Except that all things come from God.

 

What does trusting Jesus look like for you, today, right this moment, here in church?

 

What does trusting Jesus look like for you when you walk out of this church door? For the other hours of your life.

 

We’re in church for a comparatively short while each week, but if what we do here on a Sunday morning has no bearing on how we trust Jesus for the rest of our lives, what are we doing here?

 

What will you be doing this time tomorrow? How will Jesus be a part of that?

 

When the people heard about the bread God was offering they wanted it “always”. How were they to get it? How are we to get it?

 

By trusting in the one who is the bread of life.

 

God’s grace is given to us in abundance. That is a given. There is nothing we can do to earn that or change that. God is love, and God loves us and gives us all that we need for eternal life.

 

But we have to be willing to receive it.

 

I wonder how many of you have had post or emails promising you great riches, if you only send back this form, or mail £100 to unlock the thousands you are promised. Or what about those mail shots promising you offers that sound too good to be true.

 

The experts remind us time and again that things that sound too good to be true usually are. Lloyds Bank, for instance, has a page entitled “Offers that sound too good to be true.”

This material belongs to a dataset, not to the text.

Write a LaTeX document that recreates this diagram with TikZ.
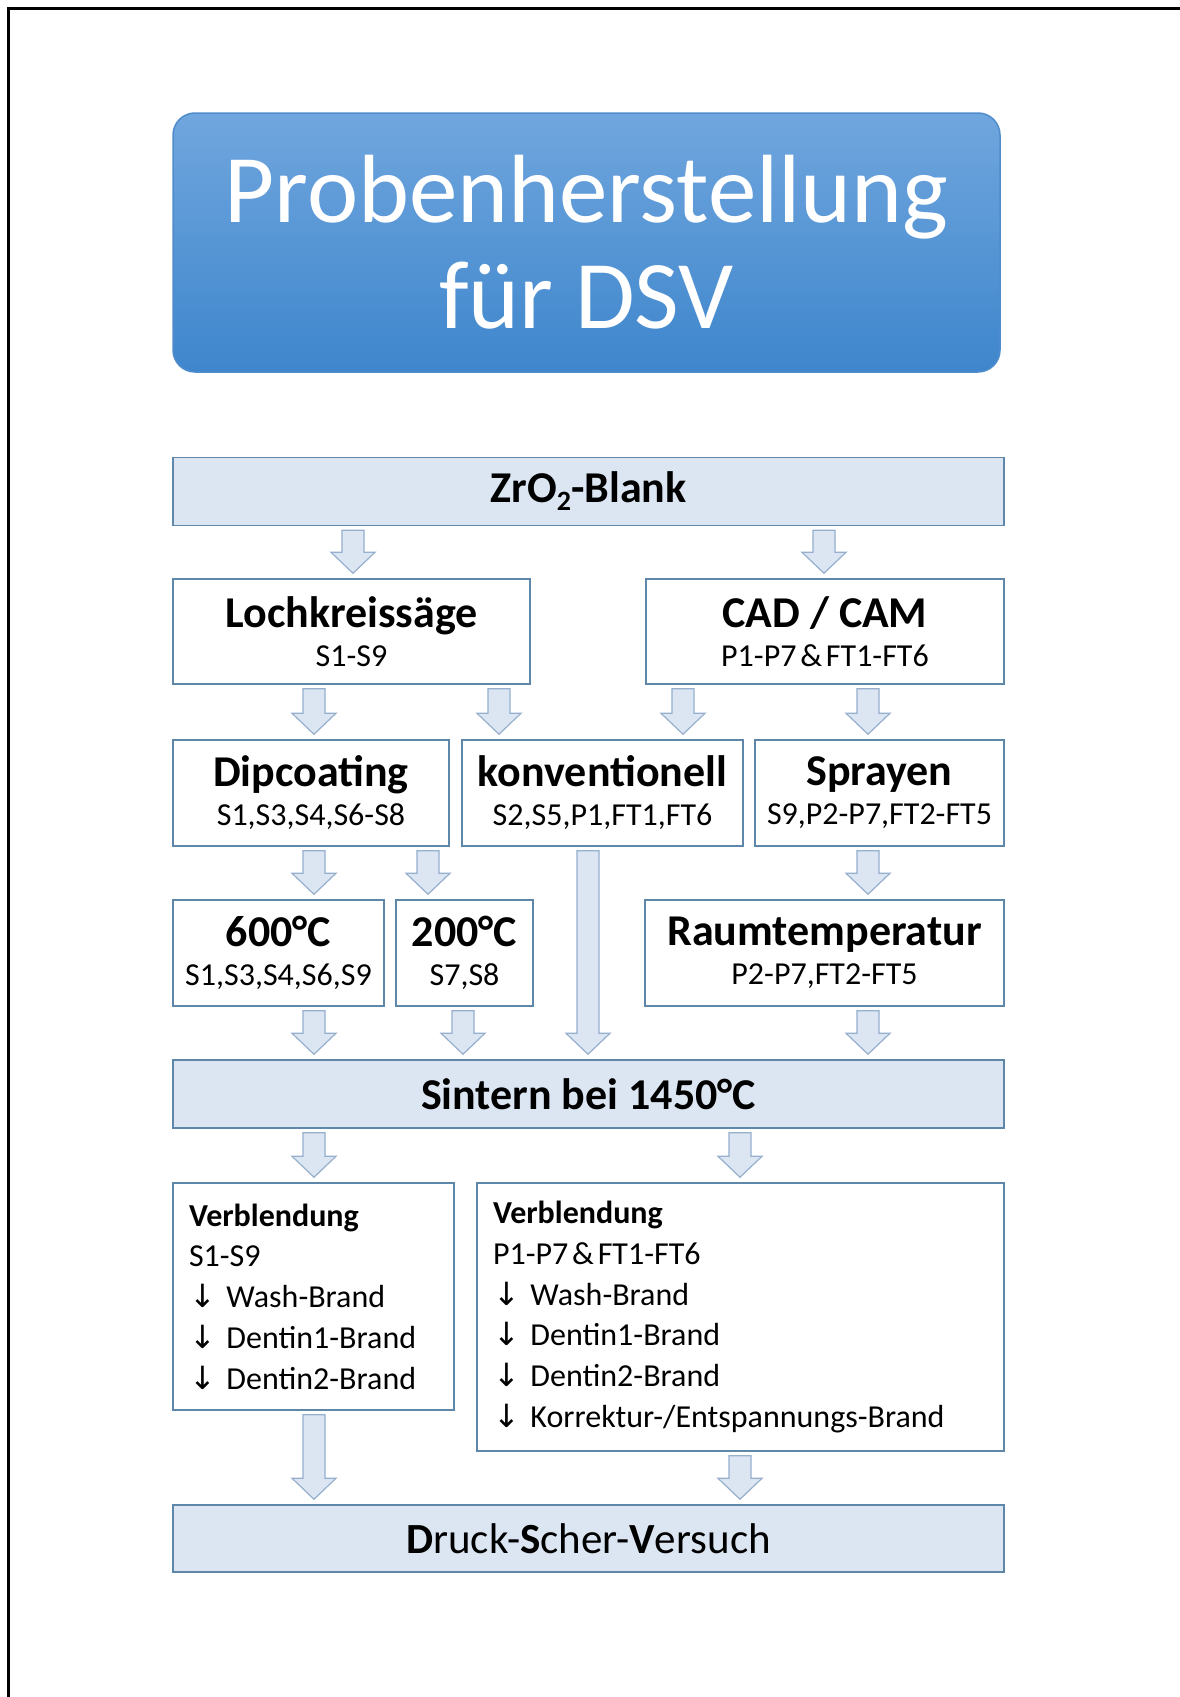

It offers warnings against fraudsters and scammers. When George Osborne opened up freedoms on what people could do with their pension pots, lots of people were caught out by responding to offers of high-returning investments – they sounded good, but the organisation Action Fraud revealed that the average loss of those who were caught up in these scams was £165,000.[1] Certainly not the good investment returns they were offered.

 

Too good to be true doesn’t however apply to Jesus. What we’re offered – eternal life – is not too good to be true, it’s so good it’s true.

 

It is a gift freely offered to absolutely everybody. The gift of God’s love, the gift of eternity, the gift of the kingdom, the gift of Jesus Christ, the bread of life.

 

That is what God shares with us, and all that is needed is our response, our desire to take in the bread of life to our lives more fully each day.

 

Our Gospel reading is so simple and yet it is hard for us to understand.

 

But love is not about knowing everything there is to know about someone from the length of their nose to what they did on 23rd April 1972, for instance.

 

If I asked you to describe why you love someone, it’s not because of what your head knows about them but about what your hearts tells you.

 

Loving is experience not knowledge. We are asked not to understand God fully but to be loved fully by God. There is a difference.

 

As we grow, we will, of course, come to learn and understand more about God, but the starting-point for all of us is love and trust in Christ.

 

That’s what the people didn’t get – they wanted to trust in a never-ending meal-ticket.

 

That’s not what was offered but something so much better than that.

 

Where can this better thing make a difference in how you live your life this coming week?

 

[1] Based on data shared by Action Fraud with the Citizens’ Advice Bureau of the average loss per report of pension fraud against pensioners (i.e. not including liberation scams) between April 2015 and September 2015.